When Iran is scheduled to hold its presidential election, Narges Mohammadi will be staying home. One of her country’s most courageous human-rights activists, she views the upcoming vote as a sham.
“The principle of absolute jurisprudence has invalidated all the principles of the Iranian constitution and reduced the power of other institutions to zero,” she told me in an WhatsApp interview from Iran. The country’s unelected supreme leader and the country’s Guardian Council, which vets presidential candidates and can overturn laws passed by Iran’s legislature, have consolidated power.
As if to prove her point, the Guardian Council last month disqualified all but seven candidates from running for president. That decision has drawn rebukes even from Iranian leaders who are supportive of the ruling regime.
But Mohammadi’s criticism is deeper. As a journalist in the late 1990s, she supported the reformer president, Mohammed Khatami. Now, she has concluded that elections offer no chance for Iran to make the transition to a true democracy.
In previous elections, she said, Iranians voted for candidates who “could create a rift in the system.” This split could then create “breathing space for the people to achieve democracy and political and civic activity,” she said. Now this strategy has “reached a dead end.”
Iranian President Hassan Rouhani was one of the hardliners who foiled the reforms of Khatami when he authorized a crackdown on student protesters in 1999. Nonetheless, when he won the presidential election in 2013, he was often portrayed as a moderate capable of bringing his country into the community of nations.
Instead, under his presidency Iran has become far more repressive — which Mohammadi knows firsthand. Since the late 1990s, she has been prosecuted and jailed for her advocacy work. Under Rouhani, her plight worsened. The organization she helped lead, Defenders of Human Rights Center, was closed. For the last six years, the state has barred her from seeing her children. Last October, after serving more than eight years of a 10-year sentence, she was released from Iran’s notorious Evin Prison.

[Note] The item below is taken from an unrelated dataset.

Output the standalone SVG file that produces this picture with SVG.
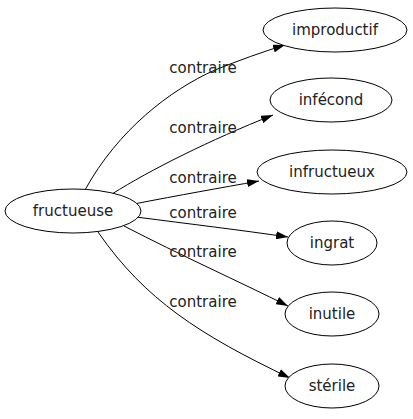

Now she faces 30 months in prison and 80 lashes for the crime of participating in a prison sit-in to protest the violent repression of popular protests in November 2019. She does not necessarily fear a new trial, she told me. But she wants the world to know that “I was brutally and shamelessly assaulted by the security and non-uniform agents of the head of the prison.”
One might think that a person so brutalized by Iran’s regime would favor the harsh secondary sanctions imposed by former President Donald Trump in 2018. But she considers the sanctions a mistake.
She told me that the secondary sanctions — which freeze revenue from Iran’s main export, oil — have the effect of harming both the regime and the Iranian people. (Like Mohammadi, many Iranian human-rights activists do not support the sanctions, though some dissidents do.) That said, Mohammadi supports individual sanctions on human-rights violators in Iran. She supports the idea of prohibiting their participation in international forums and said the international community should work “to cut off and control their movements.”
At the same time, Mohammadi is critical of the current nuclear diplomacy with Iran. As she sees it, current talks in Vienna should focus not just on Iran’s nuclear program but on the issue of human rights.
Western governments should “respect the concept of the right to self-determination and national sovereignty in the true sense,” she told me. This right is enshrined in the charter of the United Nations — and it is systematically flouted by the current Iranian regime, which continues to erase the few remnants of that country’s history of constitutional government.
And that brings things back to Iran’s upcoming presidential elections. They are best seen as a kind of propaganda to persuade gullible outsiders that a clerical tyranny has democratic legitimacy. Narges Mohammadi knows better. That’s why she will be boycotting them.